A History of American Indians in California:

Butte County

Cherokee is a historic California gold mining town, constructed in response to the gold discoveries of 1853. It was named after a group of Cherokee Indians who prospected in the area. The town is located 10 miles north of Oroville and two miles west of the Feather River in Butte County. Cherokee was one of the most common names given to mining towns during the California Gold Rush era. This town received its name from a band of Cherokee Indians who came to the state in 1853 with S. O. Potter, a Maine schoolmaster, who had been teaching in Indian territory. Because Cherokee's gold deposits were so rich, news of them spread throughout the territory, and a great many Whites began to come into the town to reap the harvest that had previously benefitted its original occupants.

Cherokee began to prosper as a gold mining town in 1853 when water was brought in from Bloody Run and Grizzly Canyon via Grizzly Ditch.
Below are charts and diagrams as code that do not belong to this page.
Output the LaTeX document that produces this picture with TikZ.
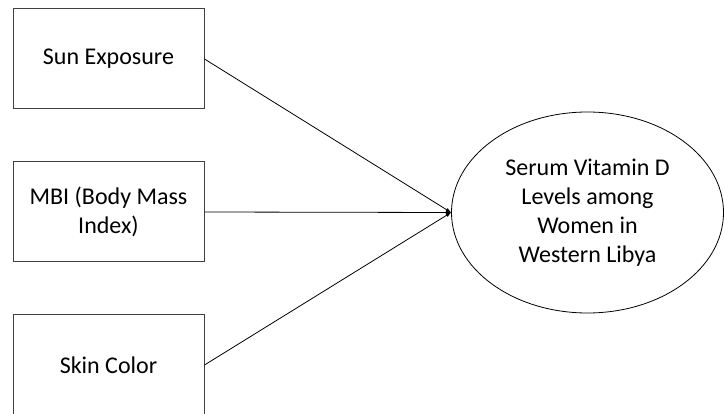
\documentclass[tikz,border=0pt]{standalone}
\usepackage{fontspec}
\setmainfont{Carlito}
\usetikzlibrary{shapes.geometric}

\tikzset{
  factor/.style={draw=black!75, line width=1pt, minimum width=191pt, minimum height=100pt, align=center, inner sep=0pt},
  outcome/.style={draw, ellipse, line width=0.8pt, minimum width=272pt, minimum height=201pt, align=center, inner sep=0pt}
}

\begin{document}
\begin{tikzpicture}[x=1pt, y=-1pt, font=\fontsize{24}{29}\selectfont]

\useasboundingbox (0,0) rectangle (724,414);

% Factors on the left
\node [factor] (sun)  at (108.5,59)  {Sun Exposure};
\node [factor] (bmi)  at (108.5,212) {MBI (Body Mass\\Index)};
\node [factor] (skin) at (108.5,365) {Skin Color};

% Outcome
\node [outcome] (vitd) at (587.5,212.5) {Serum Vitamin D\\Levels among\\Women in\\Western Libya};

% Draw arrows into the outcome
\draw [->,>=latex, line width=0.8pt] (sun.east)  -- (vitd.west);
\draw [->,>=latex, line width=0.8pt] (bmi.east)  -- (vitd.west);
\draw [->,>=latex, line width=0.8pt] (skin.east) -- (vitd.west);

\end{tikzpicture}
\end{document}
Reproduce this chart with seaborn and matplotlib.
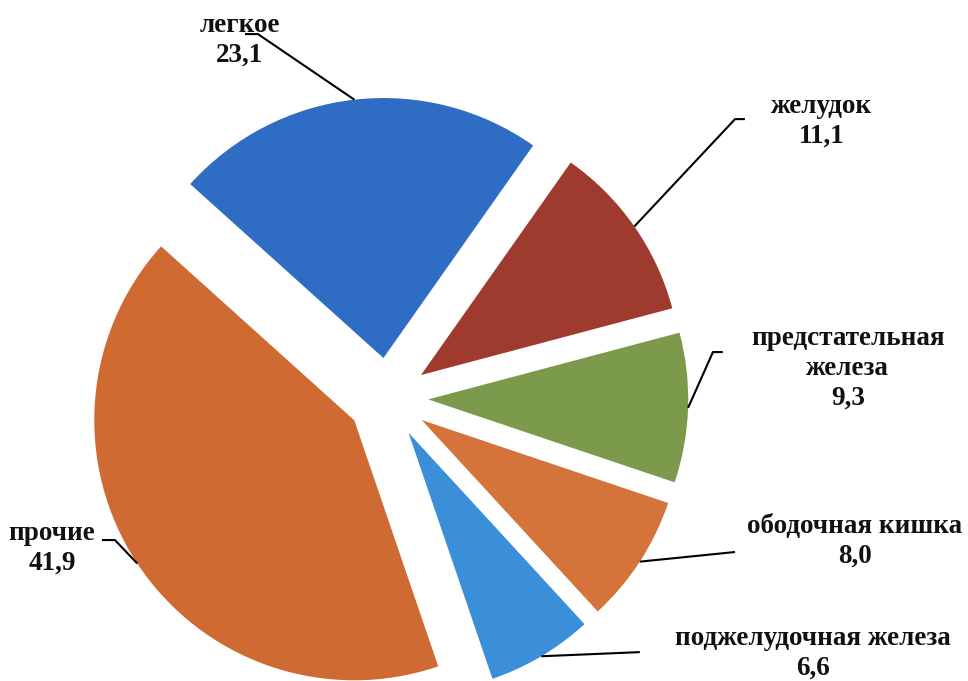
import numpy as np
import matplotlib
matplotlib.use("Agg")
import matplotlib.pyplot as plt
import seaborn as sns

# data
labels = ["легкое", "желудок", "предстательная\nжелеза", "ободочная кишка",
          "поджелудочная железа", "прочие"]
values = [23.1, 11.1, 9.3, 8.0, 6.6, 41.9]
colors = ["#2f6cc4", "#9e3b2e", "#7c9a4c", "#d4733a", "#3b8fd9", "#cf6a32"]

sns.set_theme(style="white")
plt.rcParams["font.family"] = ["Liberation Serif", "DejaVu Serif"]

fig = plt.figure(figsize=(9.68, 6.81), dpi=100)
ax = fig.add_axes([0, 0, 1, 1])

wedges, _ = ax.pie(values, colors=colors, startangle=138, counterclock=False,
                   explode=[0.155] * len(values), radius=1.0,
                   wedgeprops=dict(linewidth=0))

ax.set_aspect("equal")
ax.set_xlim(-1.492, 2.231)
ax.set_ylim(-1.088, 1.531)
ax.axis("off")

# label block centres and leader-line elbows (layout only)
text_pos = [(-0.569, 1.377), (1.669, 1.065), (1.769, 0.115),
            (1.796, -0.55), (1.635, -0.981), (-1.292, -0.577)]
elbows = [[(-0.5, 1.4), (-0.55, 1.4)],
          [(1.335, 1.073), (1.373, 1.073)],
          [(1.25, 0.177), (1.288, 0.177)],
          [(1.335, -0.592)],
          [(0.969, -0.977)],
          [(-1.05, -0.546), (-1.1, -0.546)]]

for w, lab, val, pos, elb in zip(wedges, labels, values, text_pos, elbows):
    mid = np.deg2rad((w.theta1 + w.theta2) / 2)
    cx, cy = w.center
    ax0 = cx + w.r * np.cos(mid)
    ay0 = cy + w.r * np.sin(mid)
    xs = [ax0] + [p[0] for p in elb]
    ys = [ay0] + [p[1] for p in elb]
    ax.plot(xs, ys, color="black", linewidth=1.5, solid_capstyle="butt")
    txt = f"{lab}\n{val:.1f}".replace(".", ",")
    ax.text(pos[0], pos[1], txt, ha="center", va="center", fontsize=19.5,
            fontweight="bold", linespacing=1.25, color="#111111")

fig.savefig("out.png", dpi=100, facecolor="white")
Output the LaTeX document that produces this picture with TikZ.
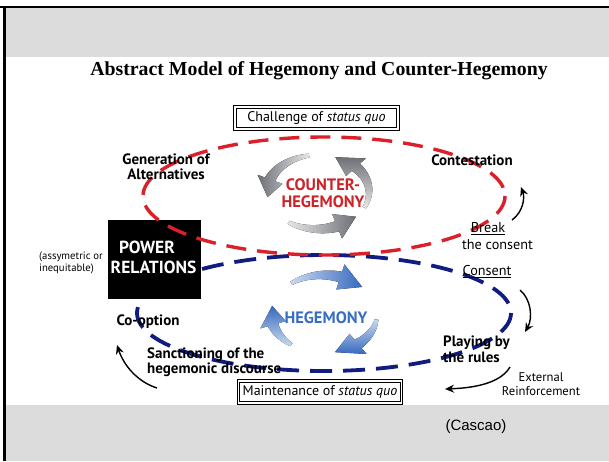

From 1853 to 1861, some companies made 50 dollars a day. During the boom period, the Spring Valley Hydraulic Gold Company owned the town's mining operations which were then described as a magnificent consolidation of many claims, the most successful hydraulic mining operation in Butte County, and among the finest in the world. A post office was established in 1854, followed by the construction of a Welsh Congregational Church in 1857. By 1861, The Mining Press, Cherokee's local newspaper, called the town almost dead; however, as late as 1867, it was still termed a sizeable town. Today, the site of Cherokee is marked by remnants of extensive dredge, placer, and pick-and-shovel mining. The Cherokee Indians who originally mined the area moved on after the gold deposits were exhausted; today, it is difficult to trace the movement of its first Indian inhabitants.